One-Pan Beef Stew with Potatoes and Carrots
Cozy beef stew, but everything happens in one pan and dinner feels handled.
Make this on a tired night when you want real comfort food without a pile of dishes. It gives you the familiar beef stew payoff: tender beef, soft potatoes, carrots, and a rich savory broth. The one-pan setup keeps the process simple, and the recipe is forgiving if you need to chop a little roughly or let it simmer a bit longer. It is not instant dinner, but it is hands-off enough that you can make it while you change clothes, answer one email, or just sit down for a minute. Expect a thick, cozy stew, not a fussy restaurant version.
Ingredients
- 1.5 lb beef chuck — cut into 1-inch pieces
- 1 tbsp olive oil
- 1 unit yellow onion — chopped
- 2 unit carrots — cut into thick coins
- 2 unit celery stalks — chopped
- 2 lb Yukon Gold potatoes — cut into bite-size chunks
- 3 unit garlic cloves — minced
- 2 tbsp tomato paste
- 4 cup beef broth
- 1 tbsp Worcestershire sauce
- 1 tsp dried thyme
- 1 tsp salt
- 0.5 tsp black pepper
- 2 tbsp all-purpose flour
- 1 cup frozen peas — optional, stirred in at the end
Method
- 1 Heat the olive oil in a large deep skillet or Dutch oven over medium-high heat. Pat the beef dry, season with a little salt and pepper, and brown it in batches for 5 to 7 minutes total. Transfer the beef to a plate.
- 2 Add the onion, carrots, and celery to the same pan. Cook for 4 to 5 minutes, stirring often, until the onion softens.
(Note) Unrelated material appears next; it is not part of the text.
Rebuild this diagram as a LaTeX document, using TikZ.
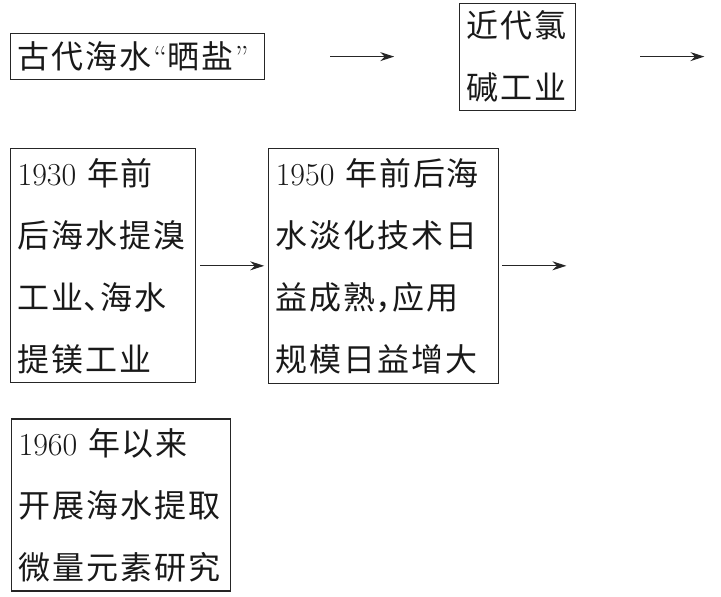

Stir in the garlic and tomato paste and cook for 1 minute.
- 3 Sprinkle the flour over the vegetables and stir for 30 seconds. Pour in the beef broth slowly while scraping up the browned bits from the pan.
- 4 Stir in the Worcestershire sauce, thyme, potatoes, remaining salt, and pepper. Return the beef and any juices to the pan.
- 5 Bring to a simmer, then reduce the heat to low. Cover and cook for 35 to 40 minutes, stirring occasionally, until the beef and potatoes are tender.
- 6 If using peas, stir them in during the last 3 minutes. Taste and adjust salt and pepper, then serve hot.
Variations
- Vegetarian swap — Swap the beef for 2 cans of drained cannellini beans and use vegetable broth; add the beans in the last 10 minutes so they stay intact.
- Faster swap — Use thin-sliced beef stew meat or sirloin strips and cut the potatoes smaller; simmer gently for about 25 to 30 minutes total.
- Substitutions — Use parsnips or mushrooms for part of the potatoes, swap peas for green beans, or add a splash of balsamic vinegar at the end for extra depth.
Notes
If your beef is still a little tough at the end, keep simmering in 5-minute bursts with the lid on. The stew thickens as it sits, so add a splash more broth if you want it looser. For the best texture, use a heavy pan that holds heat well.
Equipment that helps
- Large deep skillet or Dutch oven — It gives the stew enough room to brown, simmer, and reduce without boiling over.
- Wooden spoon — It helps scrape up the browned bits that build the stew's flavor.